Naturalmente, a um espírito de tal pendor científico faltava a poesia. Não devemos esperar de Aristóteles o brilhantismo literário que inunda as páginas do filósofo-dramaturgo Platão. Em vez de nos dar uma alta literatura, na qual a filosofia esteja corporificada (e obscurecida) em mitos e imagens, Aristóteles nos dá ciência, técnica, abstrata, concentrada; se o formos procurar em busca de divertimento, iremos mover uma ação para ter nosso dinheiro de volta. Em vez de dar termos à literatura, como fez Platão, ele construiu a terminologia da ciência e da filosofia; praticamente não podemos falar de qualquer ciência, hoje, sem empregar termos que ele inventou; eles jazem como fósseis no substrato de nossa linguagem: faculdade, média, máxima (que significa, em Aristóteles, a principal premissa de um silogismo), categoria, energia, realidade, motivo, fim, princípio, forma ― estas indispensáveis moedas do pensamento filosófico foram cunhadas em sua mente. E talvez essa passagem de diálogo deleitável para o tratado científico preciso fosse um passo necessário na evolução da filosofia; e a ciência, que é a base e a espinha dorsal da filosofia, não podia crescer enquanto não desenvolvesse seus próprios métodos rigorosos de procedimento e expressão. Aristóteles também escreveu diálogos literários, de conceito tão alto, em sua época, quanto os de Platão; mas eles se perderam, assim como pereceram os tratados científicos de Platão. É provável que o tempo tenha preservado, de cada homem, a melhor parte.
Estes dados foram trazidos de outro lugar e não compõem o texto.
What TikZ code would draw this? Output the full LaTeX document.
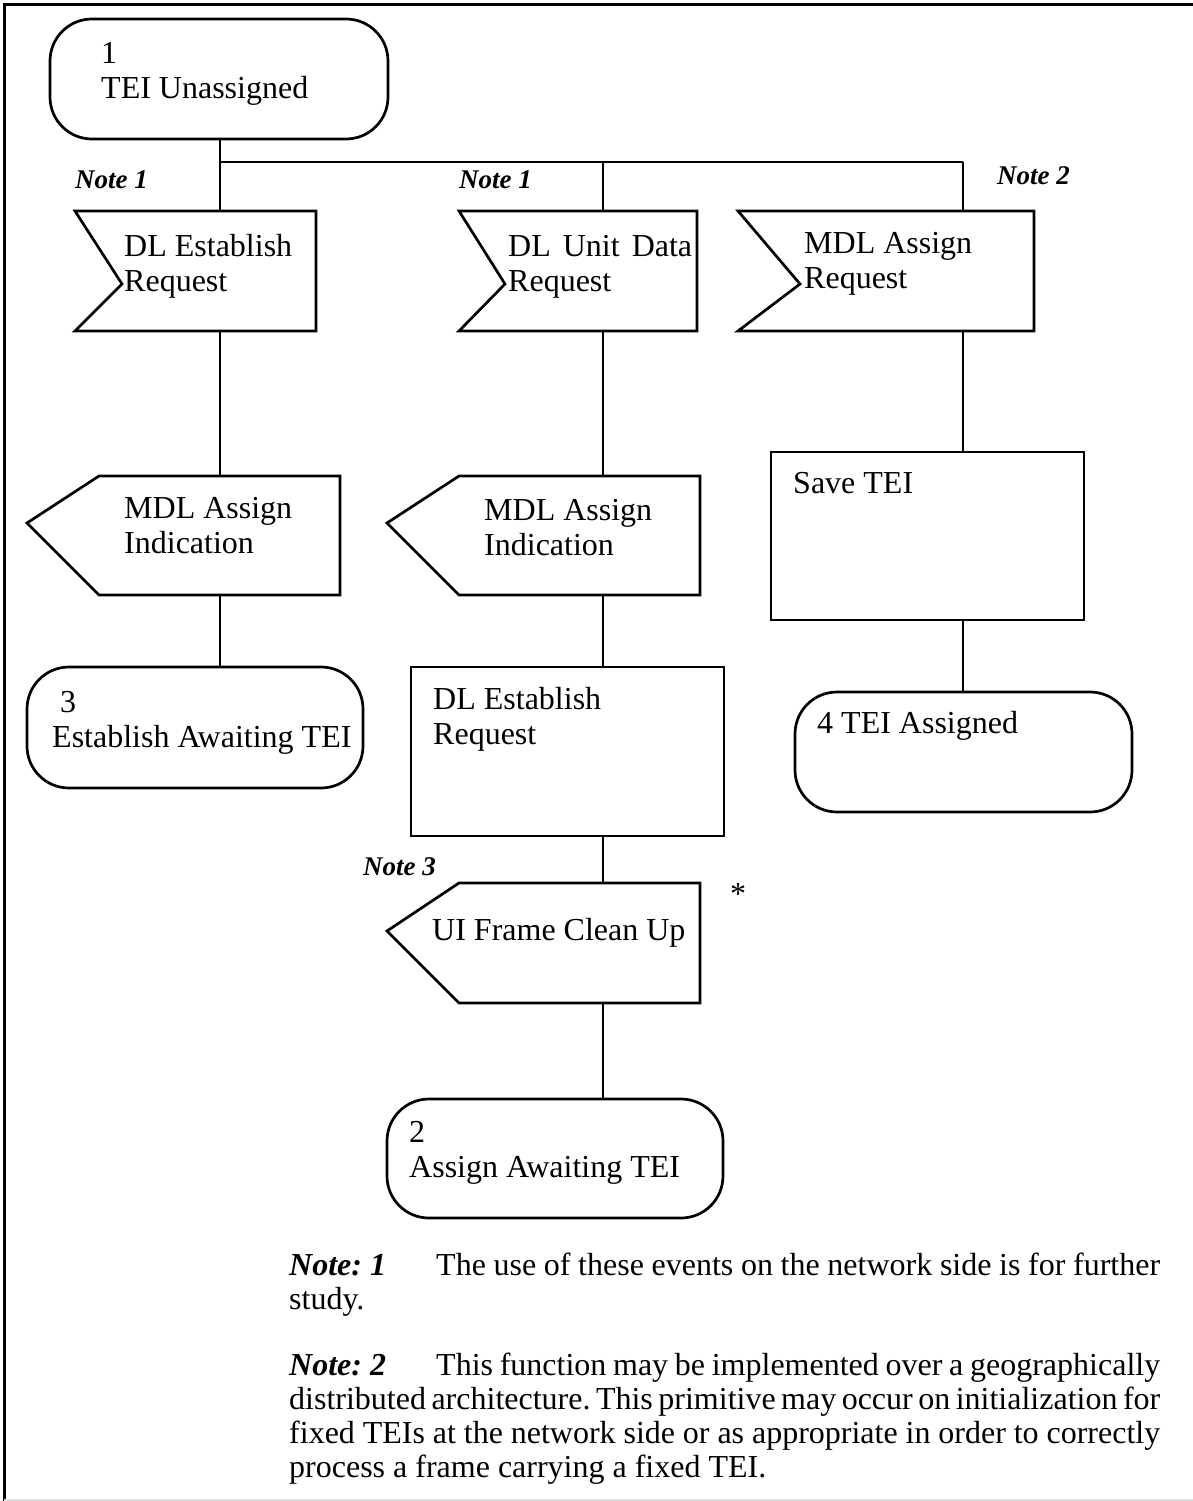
\documentclass[tikz,border=0pt]{standalone}
\usepackage{fontspec}
\setmainfont{Liberation Serif}
\usetikzlibrary{calc}
\begin{document}
\begin{tikzpicture}[x=1pt,y=-1pt,
  shapeline/.style={line width=2.7pt, line join=miter},
  wire/.style={line width=2.7pt},
  frameline/.style={line width=3pt},
  bbox/.style={inner sep=0pt, outer sep=0pt, anchor=north west},
  stateshape/.style={bbox, draw, line width=2.7pt, rounded corners=42pt},
  taskshape/.style={bbox, draw, line width=2.7pt},
  lbl/.style={anchor=base west, inner sep=0pt, align=left, font=\fontsize{32}{35}\selectfont},
  notelbl/.style={anchor=base west, inner sep=0pt, font=\fontsize{27}{30}\selectfont\bfseries\itshape},
  notetext/.style={anchor=base west, inner sep=0pt, text width=871pt, align=justify, font=\fontsize{32}{34}\selectfont}
]
\useasboundingbox (0,0) rectangle (1193,1501);
% frame
\draw[frameline] (4,1510) -- (4,5) -- (1210,5);
\draw[gray!25, line width=1.5pt] (4,1500) -- (1200,1500);

% columns
\coordinate (col1) at (220,0);
\coordinate (col2) at (603,0);
\coordinate (col3) at (963,0);
\coordinate (br1) at (220,162);
\coordinate (br2) at (603,162);
\coordinate (br3) at (963,162);

% state 1
\node[stateshape, minimum width=338pt, minimum height=120pt] (s1) at (50,19) {};
\node[lbl] (s1t) at (101,99) {1\\TEI Unassigned};

% inputs
\node[bbox, minimum width=241pt, minimum height=120pt] (in1) at (75,211) {};
\draw[shapeline] (in1.north west) -- (in1.north east) -- (in1.south east) -- (in1.south west) -- ([xshift=47pt,yshift=-73pt]in1.north west) -- cycle;
\node[lbl] (in1t) at (124,291) {DL Establish\\Request};

\node[bbox, minimum width=238pt, minimum height=120pt] (in2) at (459,211) {};
\draw[shapeline] (in2.north west) -- (in2.north east) -- (in2.south east) -- (in2.south west) -- ([xshift=46pt,yshift=-73pt]in2.north west) -- cycle;
\node[lbl] (in2t) at (508,291) {\makebox[184pt][s]{DL Unit Data}\\Request};

\node[bbox, minimum width=296pt, minimum height=120pt] (in3) at (738,211) {};
\draw[shapeline] (in3.north west) -- (in3.north east) -- (in3.south east) -- (in3.south west) -- ([xshift=62pt,yshift=-73pt]in3.north west) -- cycle;
\node[lbl] (in3t) at (804,288) {MDL Assign\\Request};

% outputs
\node[bbox, minimum width=313pt, minimum height=119pt] (out1) at (27,476) {};
\draw[shapeline] ([yshift=-47pt]out1.north west) -- ([xshift=72pt]out1.north west) -- (out1.north east) -- (out1.south east) -- ([xshift=72pt]out1.south west) -- cycle;
\node[lbl] (out1t) at (124,553) {MDL Assign\\Indication};

\node[bbox, minimum width=313pt, minimum height=119pt] (out2) at (387,476) {};
\draw[shapeline] ([yshift=-47pt]out2.north west) -- ([xshift=72pt]out2.north west) -- (out2.north east) -- (out2.south east) -- ([xshift=72pt]out2.south west) -- cycle;
\node[lbl] (out2t) at (484,555) {MDL Assign\\Indication};

\node[bbox, minimum width=313pt, minimum height=120pt] (out3) at (387,883) {};
\draw[shapeline] ([yshift=-48pt]out3.north west) -- ([xshift=72pt]out3.north west) -- (out3.north east) -- (out3.south east) -- ([xshift=72pt]out3.south west) -- cycle;
\node[lbl] (out3t) at (432,940) {UI Frame Clean Up};
\node[anchor=base, inner sep=0pt, font=\fontsize{32}{35}\selectfont] (star) at (738,904) {*};

% tasks
\node[taskshape, minimum width=313pt, minimum height=169pt] (task1) at (411,667) {};
\node[lbl] (task1t) at (433,744) {DL Establish\\Request};
\node[taskshape, minimum width=313pt, minimum height=168pt] (save) at (771,452) {};
\node[lbl] (savet) at (793,493) {Save TEI};

% states
\node[stateshape, minimum width=336pt, minimum height=121pt] (s3) at (27,667) {};
\node[lbl] (s3t) at (52,747) {\hspace*{8pt}3\\Establish Awaiting TEI};
\node[stateshape, minimum width=337pt, minimum height=120pt] (s4) at (795,692) {};
\node[lbl] (s4t) at (817,733) {4 TEI Assigned};
\node[stateshape, minimum width=336pt, minimum height=119pt] (s2) at (387,1099) {};
\node[lbl] (s2t) at (409,1177) {2\\Assign Awaiting TEI};

% connectors
\draw[wire] (s1.south -| col1) -- (in1.north -| col1);
\draw[wire] (br1) -- (br3);
\draw[wire] (br2) -- (in2.north -| col2);
\draw[wire] (br3) -- (in3.north -| col3);
\draw[wire] (in1.south -| col1) -- (out1.north -| col1);
\draw[wire] (out1.south -| col1) -- (s3.north -| col1);
\draw[wire] (in2.south -| col2) -- (out2.north -| col2);
\draw[wire] (out2.south -| col2) -- (task1.north -| col2);
\draw[wire] (task1.south -| col2) -- (out3.north -| col2);
\draw[wire] (out3.south -| col2) -- (s2.north -| col2);
\draw[wire] (in3.south -| col3) -- (save.north -| col3);
\draw[wire] (save.south -| col3) -- (s4.north -| col3);

% note labels
\node[notelbl] (n1a) at (75,188) {Note 1};
\node[notelbl] (n1b) at (459,188) {Note 1};
\node[notelbl] (n2) at (997,184) {Note 2};
\node[notelbl] (n3) at (363,875) {Note 3};

% notes
\node[notetext] (notes) at (289,1275) {\frenchspacing\hyphenpenalty=10000\relax\makebox[147pt][l]{\textbf{\textit{Note: 1}}}The use of these events on the network side is for further\linebreak study.\\[32pt]\makebox[147pt][l]{\textbf{\textit{Note: 2}}}This function may be implemented over a geographically\linebreak {\spaceskip=0.15em plus 0.5em minus 0.02em\relax distributed architecture. This primitive may occur on initialization for}\linebreak fixed TEIs at the network side or as appropriate in order to correctly\linebreak process a frame carrying a fixed TEI.};
\end{tikzpicture}
\end{document}
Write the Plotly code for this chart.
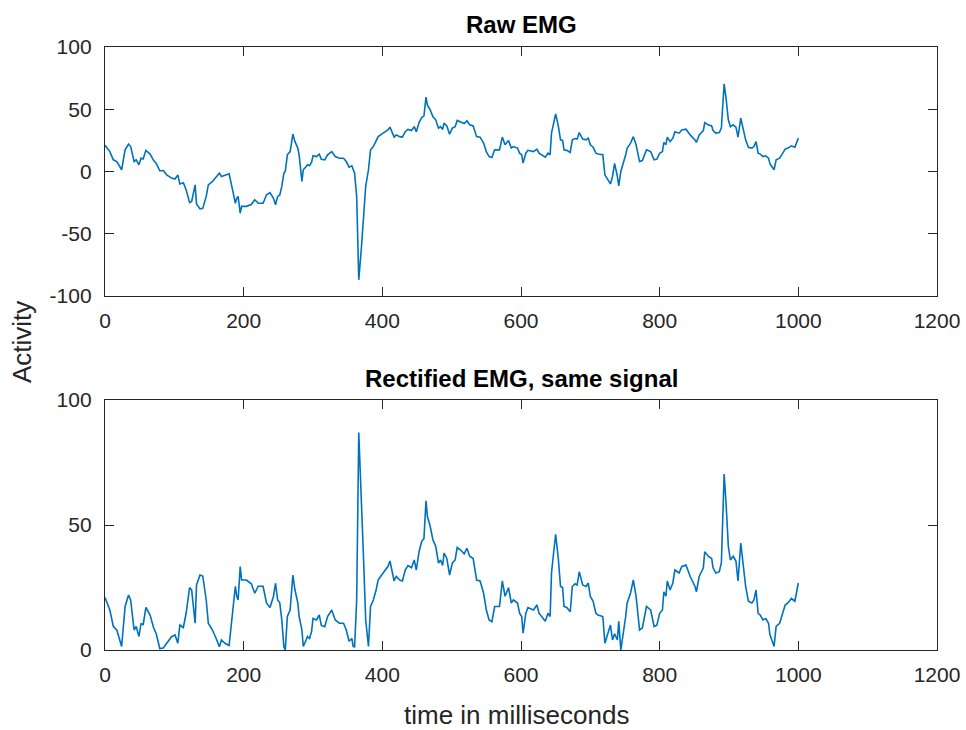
import numpy as np
import plotly.graph_objects as go

# time (ms) and raw EMG activity
t_ms = [0, 4, 7, 12, 17, 24, 29, 34, 37, 42, 45, 49, 52, 55, 59, 65, 70, 74, 79, 84,
        89, 96, 101, 105, 108, 113, 117, 122, 125, 130, 132, 137, 141, 146, 149, 155, 160, 165, 168, 173,
        179, 184, 188, 190, 192, 195, 197, 204, 211, 216, 221, 228, 233, 238, 243, 246, 249, 252, 255, 258,
        260, 263, 267, 271, 274, 278, 280, 284, 286, 290, 292, 295, 298, 300, 305, 309, 312, 317, 321, 327,
        332, 338, 344, 348, 352, 356, 358, 360, 363, 366, 370, 373, 376, 380, 383, 387, 391, 394, 399, 404,
        408, 411, 414, 417, 420, 425, 429, 433, 437, 442, 446, 449, 453, 457, 460, 463, 465, 469, 473, 477,
        481, 484, 487, 489, 493, 497, 501, 505, 508, 513, 518, 522, 526, 531, 536, 541, 546, 550, 554, 558,
        562, 569, 573, 577, 582, 586, 589, 595, 598, 601, 603, 607, 610, 618, 623, 626, 635, 639, 642, 644,
        647, 650, 654, 657, 660, 662, 666, 671, 674, 678, 681, 684, 689, 694, 697, 700, 704, 708, 711, 718,
        721, 726, 729, 732, 735, 739, 741, 744, 748, 751, 753, 758, 762, 766, 771, 775, 781, 787, 792, 796,
        800, 804, 806, 809, 811, 815, 819, 822, 828, 832, 838, 844, 851, 853, 857, 863, 865, 870, 875, 877,
        881, 886, 889, 893, 896, 899, 902, 906, 910, 913, 917, 921, 924, 928, 933, 936, 939, 942, 945, 949,
        953, 957, 959, 961, 965, 968, 973, 976, 981, 985, 990, 995, 997, 1000]

raw_emg = [21, 18, 16, 9.4, 8, 1.4, 17.4, 22, 20, 8, 9.4, 5.4, 10.7, 10, 17, 14, 9, 6.4, 0.6, 0.8,
           -2.7, -5.3, -6, -2.7, -10, -9, -14.7, -25, -24, -10.7, -26, -30, -29.6, -20, -10.7, -8, -4.8, -1.3, -4, -2.7,
           -1.8, -14.7, -25.5, -21.5, -20, -33.4, -28, -28, -26.5, -22.7, -25.5, -25.5, -18.7, -17, -21.5, -26.7, -20, -19, -12, -1.3,
           0, 13.4, 16, 30, 24, 19, 13.4, -8, 1.4, 4, 5.4, 4.6, 7.5, 12.6, 12, 14, 9.8, 9.3, 13.4, 16,
           12, 10.7, 10.7, 8, 3.5, 4.6, 1.4, -1.3, -20, -87, -60, -36, -12, 1.4, 17.4, 20, 24, 28, 30, 32,
           33.4, 35.6, 32, 27.6, 29.4, 28, 27.6, 32, 33.8, 32.9, 36, 32, 39.3, 43.6, 44.5, 59.7, 53.5, 49.5, 44, 41.5,
           34.8, 36, 33.8, 38.8, 36.6, 30, 34.8, 36, 41, 40, 38.5, 40.7, 37.5, 36.6, 28, 27.6, 22.8, 16, 12, 11.3,
           17.4, 17.4, 27.6, 21.5, 24.9, 18.8, 20, 18.8, 14.7, 13.4, 6.7, 14.7, 17, 16, 18, 14.7, 11.5, 14.7, 13.4, 30.8,
           38.8, 46.3, 36, 25.4, 25, 17.4, 17, 15.3, 25.4, 26.5, 26, 31.3, 26, 25.4, 26.8, 21.4, 19.5, 14.7, 14, 13.4,
           -2.7, -7, -10, -4, 6.5, -4, -11.5, 0, 6.7, 13.4, 18.7, 22.8, 28, 21.5, 8, 8.8, 17.4, 16, 9.4, 9.9,
           14.7, 16, 23.3, 21.5, 27.6, 24, 26.8, 32, 30.8, 33.4, 34, 29.4, 25.4, 23.3, 29.4, 32.9, 39.3, 37.5, 36.6, 32.9,
           30.8, 31.3, 34.8, 70.4, 57.5, 41.5, 36, 37.5, 35.6, 27.6, 42.8, 33.4, 25.4, 19.5, 18.8, 20, 24, 14.7, 14, 12,
           12.6, 10.7, 6.2, 4.6, 1.4, 9.4, 10.7, 13.4, 18, 18.8, 20.6, 19.5, 22.2, 26.8]

# rectified = absolute value of the same signal
rectified_emg = list(np.abs(np.array(raw_emg)))

x_ticks = [0, 200, 400, 600, 800, 1000, 1200]
y_ticks_top = [-100, -50, 0, 50, 100]
y_ticks_top_text = ["-100", "-50", "0", "50", "100"]
y_ticks_bot = [0, 50, 100]
y_ticks_bot_text = ["0", "50", "100"]

line_color = "#0072BD"
axis_color = "#262626"
font_family = "Liberation Sans, Arial, Helvetica, sans-serif"

fig = go.Figure()
fig.add_trace(go.Scatter(x=t_ms, y=raw_emg, mode="lines",
                         line=dict(color=line_color, width=1.6),
                         xaxis="x", yaxis="y", showlegend=False))
fig.add_trace(go.Scatter(x=t_ms, y=rectified_emg, mode="lines",
                         line=dict(color=line_color, width=1.6),
                         xaxis="x2", yaxis="y2", showlegend=False))

axis_common = dict(showline=True, linecolor=axis_color, linewidth=1.3, mirror="ticks",
                   ticks="inside", ticklen=9, tickwidth=1.3, tickcolor=axis_color,
                   showgrid=False, zeroline=False, automargin=False,
                   tickfont=dict(family=font_family, size=21, color=axis_color))

H_TOP, H_BOT = 47, 80
plot_h = 730 - H_TOP - H_BOT


def py(pix):
    return (730 - H_BOT - pix) / plot_h


fig.update_layout(
    width=966, height=730,
    margin=dict(l=105, r=29, t=H_TOP, b=H_BOT),
    plot_bgcolor="white", paper_bgcolor="white",
    xaxis=dict(domain=[0, 1], range=[0, 1200], tickvals=x_ticks, anchor="y",
               ticklabelstandoff=6, **axis_common),
    yaxis=dict(domain=[py(296), 1], range=[-100, 100], tickvals=y_ticks_top,
               ticktext=y_ticks_top_text, anchor="x", ticklabelstandoff=8, **axis_common),
    xaxis2=dict(domain=[0, 1], range=[0, 1200], tickvals=x_ticks, anchor="y2",
                ticklabelstandoff=6, **axis_common),
    yaxis2=dict(domain=[0, py(400)], range=[0, 100], tickvals=y_ticks_bot,
                ticktext=y_ticks_bot_text, anchor="x2", ticklabelstandoff=8, **axis_common),
    annotations=[
        dict(text="<b>Raw EMG</b>", x=0.5, y=py(25), xref="paper", yref="paper",
             showarrow=False, xanchor="center", yanchor="middle",
             font=dict(family=font_family, size=24, color="black")),
        dict(text="<b>Rectified EMG, same signal</b>", x=0.5, y=py(378), xref="paper", yref="paper",
             showarrow=False, xanchor="center", yanchor="middle",
             font=dict(family=font_family, size=24, color="black")),
        dict(text="time in milliseconds", x=(516 - 105) / 832, y=py(715), xref="paper", yref="paper",
             showarrow=False, xanchor="center", yanchor="middle",
             font=dict(family=font_family, size=26, color=axis_color)),
        dict(text="Activity", x=(22 - 105) / 832, y=py(342), xref="paper", yref="paper",
             showarrow=False, xanchor="center", yanchor="middle", textangle=-90,
             font=dict(family=font_family, size=26, color=axis_color)),
    ],
)

fig.write_html("out.html")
Por fim, é possível que os escritos atribuídos a Aristóteles não fossem seus, mas, em grande parte, compilações de estudantes e seguidores que embalsamaram nas anotações que fizeram a substância sem artifícios de suas palestras. Parece que Aristóteles não publicou, enquanto vivo, quaisquer trabalhos técnicos, exceto os relativos à lógica e à retórica; e que a forma atual dos tratados de lógica se deve a uma editoria posterior. No caso da Metafísica e de Política, as notas deixadas por Aristóteles parecem ter sido reunidas pelos seus executores testamentários, sem revisões ou alterações. Até mesmo a unidade de estilo que destaca os escritos de Aristóteles e oferece um argumento para aqueles que defendem sua autoria comum por parte da Escola Peripatética. Quanto a isso, reina uma espécie de questão homérica, de alcance quase épico, na qual o leitor atarefado não irá querer entrar, e a qual um estudante modesto não procurará julgar. Em todo caso, podemos estar certos de que Aristóteles é o autor espiritual de todos esses livros que trazem seu nome: de que a mão poderá ser, em certos casos, de outra pessoa, mas a cabeça e o coração são seus. (O leitor que desejar um contato direto com o filósofo achará Meteorologia um interessante exemplo do trabalho científico de Aristóteles; obterá muitos conhecimentos práticos com a Retórica; e encontrará Aristóteles em sua melhor forma nos livros I-II de Ética e nos livros I-VV de Política. A melhor tradução inglesa da Ética é a de Welldon; de Política, de Jowett. Aristotle, de sir Alexandre Grant, é um livro simples; Aristotle, de Zeller, é erudita, mas seca; Greek Thinkers, de Gomprez [vol. IV] é magistral, mas difícil).